EXCEPT AS SPECIFICALLY STATED HEREIN, ANY DISPUTE OR CLAIM BETWEEN BUSINESS AND FYNDR ARISING OUT OF, OR RELATING IN ANY WAY TO, THIS AGREEMENT (“DISPUTES”) SHALL BE RESOLVED EXCLUSIVELY BY FINAL, BINDING ARBITRATION. BY VIRTUE OF THE AGREEMENT IN THIS SECTION 14 TO ARBITRATE, BUSINESS AND FYNDR ARE EACH GIVING UP THE RIGHT TO GO TO COURT AND HAVE A DISPUTE HEARD BY A JUDGE OR JURY (EXCEPT AS OTHERWISE SET FORTH IN THIS SECTION 14). The provisions of this Section 14 shall constitute Business’s and Fyndr’s written agreement to arbitrate Disputes under the Federal Arbitration Act. The arbitration will be administered by the American Arbitration Association (“AAA”) and conducted before a single arbitrator pursuant to its applicable rules, including those applicable to Commercial Disputes, available at http://www.adr.org or by calling 800-778-7879. The arbitrator will apply and be bound by this Agreement, apply applicable law and the facts, and issue a reasoned award.
To begin an arbitration proceeding, Business or Fyndr must comply with the limitations provision set forth in Section 13 and submit the Dispute by making a demand for arbitration as detailed at http://www.adr.org. If Fyndr demands arbitration, it shall simultaneously send a copy of the completed demand to the Business’s address of record. Payment of all filing, administration and arbitrator fees will be governed by the AAA’s rules. Fyndr will reimburse those fees for Disputes totaling less than $3,000 if Business is the prevailing party in such arbitration. Fyndr will not seek attorneys’ fees and costs in arbitration unless the arbitrator determines that a Business Dispute is frivolous. The arbitration will be conducted based upon written submissions unless Business requests and/or the arbitrator determines that a telephone or in-person hearing is necessary. If the arbitrator grants the request or determines an in-person hearing is necessary, the hearing will proceed in Phoenix, AZ, unless the arbitrator determines, or we agree that the matter should proceed in the county of Business’s principal place of business.
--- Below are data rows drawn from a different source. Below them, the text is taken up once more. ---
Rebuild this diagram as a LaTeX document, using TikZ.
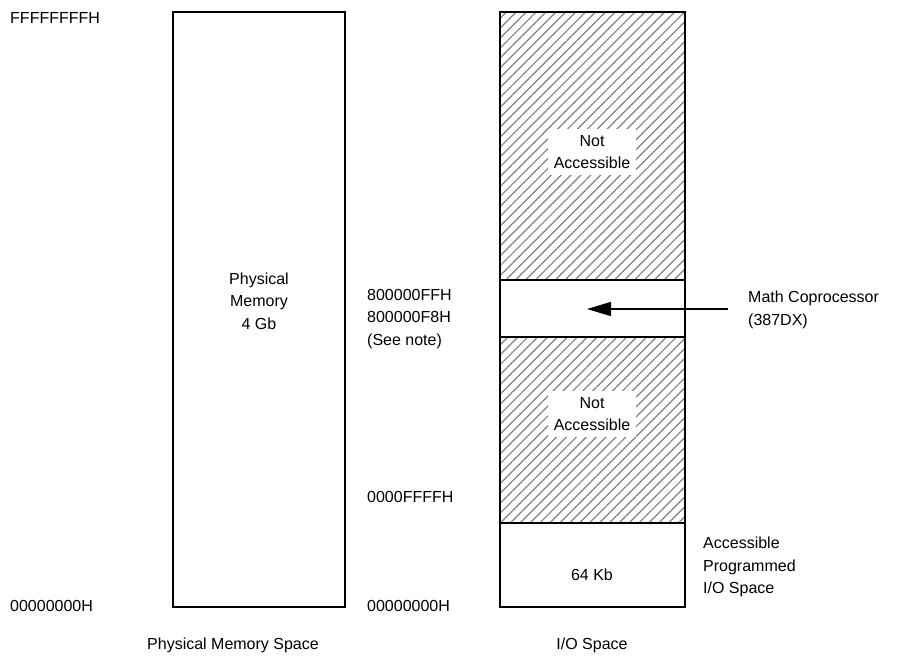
\documentclass[tikz,border=0pt]{standalone}
\usepackage{fontspec}
\setmainfont{Liberation Sans}
\usetikzlibrary{arrows.meta, positioning, patterns.meta}

\begin{document}
\begin{tikzpicture}[x=1pt, y=-1pt,
        lbl/.style={inner sep=0pt, font=\fontsize{16}{22.5}\selectfont, align=center},
        addr/.style={lbl, anchor=west, align=left},
        frame/.style={draw, line width=1.6pt},
        hatch/.style={pattern={Lines[angle=45, distance=7pt, line width=1.2pt]}, pattern color=black!50},
        clear/.style={lbl, fill=white, inner sep=6pt},
        line/.style={-{Triangle[length=24pt, width=14pt]}, line width=1.6pt}
    ]
        \useasboundingbox (0,0) rectangle (906,657);
        % physical memory space
        \draw [frame] (173,12) rectangle (345,607);
        \node (phys) [lbl] at (259,301) {Physical\\Memory\\4 Gb};
        \node (ftop) [addr] at (10,18) {FFFFFFFFH};
        \node (fbot) [addr] at (10,606) {00000000H};
        \node (physcap) [lbl] at (233,645) {Physical Memory Space};

        % I/O space
        \fill [hatch] (500,12) rectangle (685,280);
        \fill [hatch] (500,337) rectangle (685,523);
        \draw [frame] (500,12) rectangle (685,607);
        \draw [frame] (500,280) -- (685,280);
        \draw [frame] (500,337) -- (685,337);
        \draw [frame] (500,523) -- (685,523);
        \node (na1) [clear] at (592,152) {Not\\Accessible};
        \node (na2) [clear] at (592,414) {Not\\Accessible};
        \node (kb) [lbl] at (592,575) {64 Kb};
        \node (ioaddr) [addr] at (367,319) {800000FFH\\800000F8H\\(See note)};
        \node (lowtop) [addr] at (367,497) {0000FFFFH};
        \node (lowbot) [addr] at (367,606) {00000000H};
        \node (math) [addr] at (748,310) {Math Coprocessor\\(387DX)};
        \node (acc) [addr] at (703,567) {Accessible\\Programmed\\I/O Space};
        \node (iocap) [lbl] at (592,645) {I/O Space};
        \coordinate (tip) at (587,309);

        \draw [line] ([xshift=-20pt]math.west |- tip) -- (tip);
    \end{tikzpicture}
\end{document}
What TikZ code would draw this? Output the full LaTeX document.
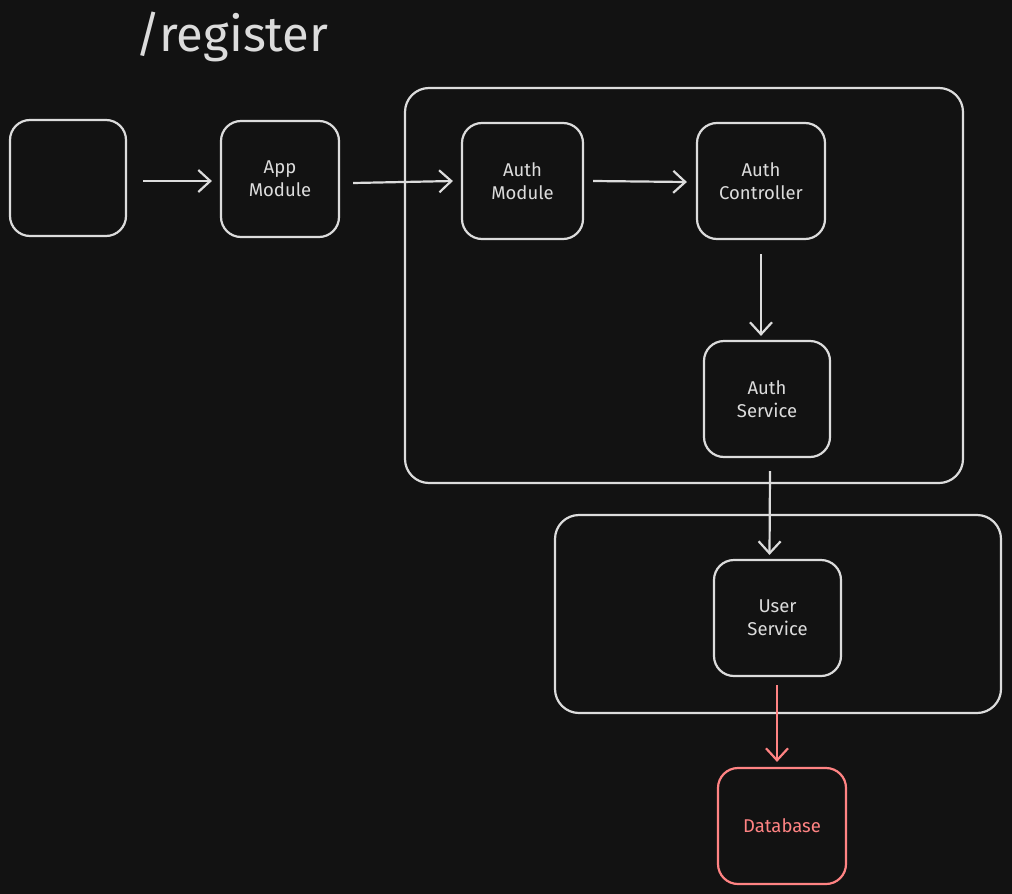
\documentclass[tikz,border=0pt]{standalone}
\usepackage{fontspec}
\setmainfont{Fira Sans}
\usetikzlibrary{arrows.meta}
\definecolor{bg}{HTML}{121212}
\definecolor{ink}{HTML}{DCDCDC}
\definecolor{redink}{HTML}{FF8383}
\tikzset{
  box/.style={draw=ink, line width=2.2pt, rounded corners=20pt, fill=bg, text=ink,
    align=center, font=\fontsize{18.5}{23}\selectfont, inner sep=0pt},
  group/.style={draw=ink, line width=2.2pt, rounded corners=24pt},
  conn/.style={draw=ink, line width=2.2pt, -{Straight Barb[length=12pt,width=22pt,line width=2.2pt]}},
}
\begin{document}
\begin{tikzpicture}[x=1pt,y=-1pt]
\fill[bg] (0,0) rectangle (1012,894);
\useasboundingbox (0,0) rectangle (1012,894);
% containers
\draw[group] (405,88) rectangle (963,483);
\draw[group] (555,515) rectangle (1001,713);
% title
\node[text=ink, font=\fontsize{49}{54}\selectfont] (title) at (232,37) {/register};
% boxes
\node[box, minimum width=116pt, minimum height=116pt] (client) at (68,178) {};
\node[box, minimum width=118pt, minimum height=116pt] (app) at (280,179) {App\\Module};
\node[box, minimum width=121pt, minimum height=116pt] (amod) at (522.5,181) {Auth\\Module};
\node[box, minimum width=128pt, minimum height=116pt] (actl) at (761,181) {Auth\\Controller};
\node[box, minimum width=126pt, minimum height=116pt] (asvc) at (767,399) {Auth\\Service};
\node[box, minimum width=127pt, minimum height=116pt] (usvc) at (777.5,618) {User\\Service};
\node[box, draw=redink, text=redink, minimum width=128pt, minimum height=116pt] (db) at (782,826) {Database};
% connectors
\draw[conn] ([xshift=16pt,yshift=-3pt]client.east) -- ([xshift=-8pt,yshift=-2pt]app.west);
\draw[conn] ([xshift=13pt,yshift=-4pt]app.east) -- ([xshift=-8pt]amod.west);
\draw[conn] ([xshift=9pt]amod.east) -- ([xshift=-9pt,yshift=-1pt]actl.west);
\draw[conn] ([yshift=-14pt]actl.south) -- ([xshift=-6pt,yshift=4pt]asvc.north);
\draw[conn] ([xshift=3pt,yshift=-13pt]asvc.south) -- ([xshift=-8pt,yshift=4pt]usvc.north);
\draw[conn, draw=redink] ([xshift=-0.5pt,yshift=-8pt]usvc.south) -- ([xshift=-5pt,yshift=5pt]db.north);
\end{tikzpicture}
\end{document}
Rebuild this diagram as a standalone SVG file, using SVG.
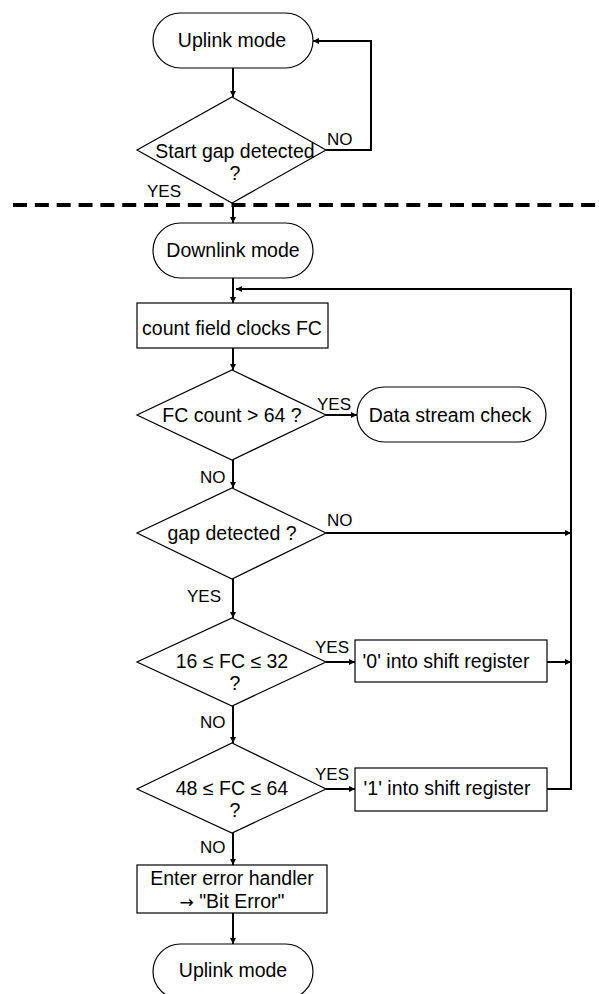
<svg xmlns="http://www.w3.org/2000/svg" width="599" height="994" viewBox="0 0 599 994">
<defs>
<marker id="ah" viewBox="0 0 10 10" refX="10" refY="5" markerWidth="7" markerHeight="6" markerUnits="userSpaceOnUse" orient="auto">
<path d="M0,0 L10,5 L0,10 z" fill="#000"/>
</marker>
</defs>
<style>
.s{fill:#fff;stroke:#000;stroke-width:1.2}
.t{font-family:"Liberation Sans",Arial,sans-serif;font-size:19.5px;fill:#000;text-anchor:middle}
.l{font-family:"Liberation Sans",Arial,sans-serif;font-size:17px;fill:#000}
.c{fill:none;stroke:#000;stroke-width:2}
.a{fill:none;stroke:#000;stroke-width:2;marker-end:url(#ah)}
.ar{font-family:"DejaVu Sans",sans-serif;font-size:17px}
</style>
<rect width="599" height="994" fill="#fff"/>
<line x1="13" y1="205" x2="599" y2="205" stroke="#000" stroke-width="4" stroke-dasharray="14 7.85"/>
<g id="connectors">
<line class="a" x1="233" y1="68" x2="233" y2="97"/>
<polyline class="a" points="326,150 371,150 371,41 313,41"/>
<line class="a" x1="233" y1="203" x2="233" y2="223"/>
<line class="a" x1="233" y1="278" x2="233" y2="303"/>
<polyline class="a" points="571,662 571,289 236,289"/>
<polyline class="c" points="547,789 571,789 571,662"/>
<line class="a" x1="233" y1="348" x2="233" y2="370"/>
<line class="a" x1="326" y1="415" x2="357" y2="415"/>
<line class="a" x1="233" y1="460" x2="233" y2="488"/>
<line class="a" x1="326" y1="533" x2="571" y2="533"/>
<line class="a" x1="233" y1="579" x2="233" y2="618"/>
<line class="a" x1="326" y1="662" x2="355" y2="662"/>
<line class="a" x1="547" y1="662" x2="571" y2="662"/>
<line class="a" x1="233" y1="706" x2="233" y2="743"/>
<line class="a" x1="326" y1="789" x2="355" y2="789"/>
<line class="a" x1="233" y1="833" x2="233" y2="865"/>
<line class="a" x1="233" y1="913" x2="233" y2="944"/>
</g>
<g id="labels">
<text class="l" x="327" y="145">NO</text>
<text class="l" x="147" y="197">YES</text>
<text class="l" x="317" y="410">YES</text>
<text class="l" x="200" y="483">NO</text>
<text class="l" x="327" y="526">NO</text>
<text class="l" x="187" y="602">YES</text>
<text class="l" x="315" y="653">YES</text>
<text class="l" x="200" y="728">NO</text>
<text class="l" x="315" y="780">YES</text>
<text class="l" x="200" y="853">NO</text>
</g>
<g id="uplink1">
<rect class="s" x="153" y="13" width="160" height="55" rx="27.5"/>
<text class="t" x="232" y="47">Uplink mode</text>
</g>
<g id="startgap">
<polygon class="s" points="232,97 326,150 232,203 137,150"/>
<text class="t" x="235" y="158">Start gap detected</text>
<text class="t" x="235" y="180">?</text>
</g>
<g id="downlink">
<rect class="s" x="153" y="223" width="160" height="55" rx="27.5"/>
<text class="t" x="233" y="257">Downlink mode</text>
</g>
<g id="countfc">
<rect class="s" x="137" y="303" width="191" height="45"/>
<text class="t" x="232" y="335">count field clocks FC</text>
</g>
<g id="fccount">
<polygon class="s" points="232,370 326,415 232,460 137,415"/>
<text class="t" x="232" y="422">FC count &gt; 64 ?</text>
</g>
<g id="datastream">
<rect class="s" x="357" y="387" width="189" height="55" rx="27.5"/>
<text class="t" x="450" y="422">Data stream check</text>
</g>
<g id="gapdet">
<polygon class="s" points="232,488 326,533 232,579 137,533"/>
<text class="t" x="232" y="540">gap detected ?</text>
</g>
<g id="d16">
<polygon class="s" points="232,618 326,662 232,706 137,662"/>
<text class="t" x="232" y="668">16 ≤ FC ≤ 32</text>
<text class="t" x="235" y="690">?</text>
</g>
<g id="shift0">
<rect class="s" x="355" y="640" width="192" height="42"/>
<text class="t" x="446" y="668">'0' into shift register</text>
</g>
<g id="d48">
<polygon class="s" points="232,743 326,789 232,833 137,789"/>
<text class="t" x="232" y="795">48 ≤ FC ≤ 64</text>
<text class="t" x="235" y="817">?</text>
</g>
<g id="shift1">
<rect class="s" x="355" y="768" width="192" height="43"/>
<text class="t" x="447" y="795">'1' into shift register</text>
</g>
<g id="error">
<rect class="s" x="137" y="865" width="190" height="48"/>
<text class="t" x="232" y="885">Enter error handler</text>
<text class="t" x="232" y="908"><tspan class="ar">→</tspan> "Bit Error"</text>
</g>
<g id="uplink2">
<rect class="s" x="153" y="944" width="160" height="55" rx="27.5"/>
<text class="t" x="233" y="977">Uplink mode</text>
</g>
</svg>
WE EACH AGREE THAT WE SHALL BRING ANY DISPUTE AGAINST THE OTHER IN OUR RESPECTIVE INDIVIDUAL CAPACITIES AND NOT AS A PLAINTIFF OR CLASS MEMBER IN ANY PURPORTED CLASS, REPRESENTATIVE PROCEEDING OR AS AN ASSOCIATION. IN ADDITION, WE EACH AGREE THAT DISPUTES SHALL BE ARBITRATED ONLY ON AN INDIVIDUAL BASIS AND NOT IN A CLASS, CONSOLIDATED OR REPRESENTATIVE ACTION. THE ARBITRATOR DOES NOT HAVE THE POWER TO VARY THESE PROVISIONS.
If for any reason a Dispute proceeds in court: (i) Business and Fyndr agree that any such Dispute may only be instituted in a state or federal court in Maricopa County, Arizona; (ii) Business and Fyndr irrevocably consent and submit to the exclusive personal jurisdiction and venue of such courts for resolution of such Disputes; (iii) Business and Fyndr agree that the Federal Arbitration Act, the AAA rules, applicable federal law and the laws of the State of Arizona, without regard to principles of conflicts of law, will govern this Agreement and any Disputes; and (iv) BUSINESS AND FYNDR AGREE TO WAIVE ANY RIGHT TO A TRIAL BY JURY.
Notwithstanding anything to the contrary in this Agreement, either party may bring suit in court seeking an injunction or other equitable relief arising out of or relating to claims that the other party’s conduct may cause the other irreparable injury.
In the event Fyndr is the prevailing party in any Dispute, subject to any exceptions in this Section 12, Business shall pay to Fyndr all reasonable attorneys’ fees and costs incurred by Fyndr in connection with any Dispute.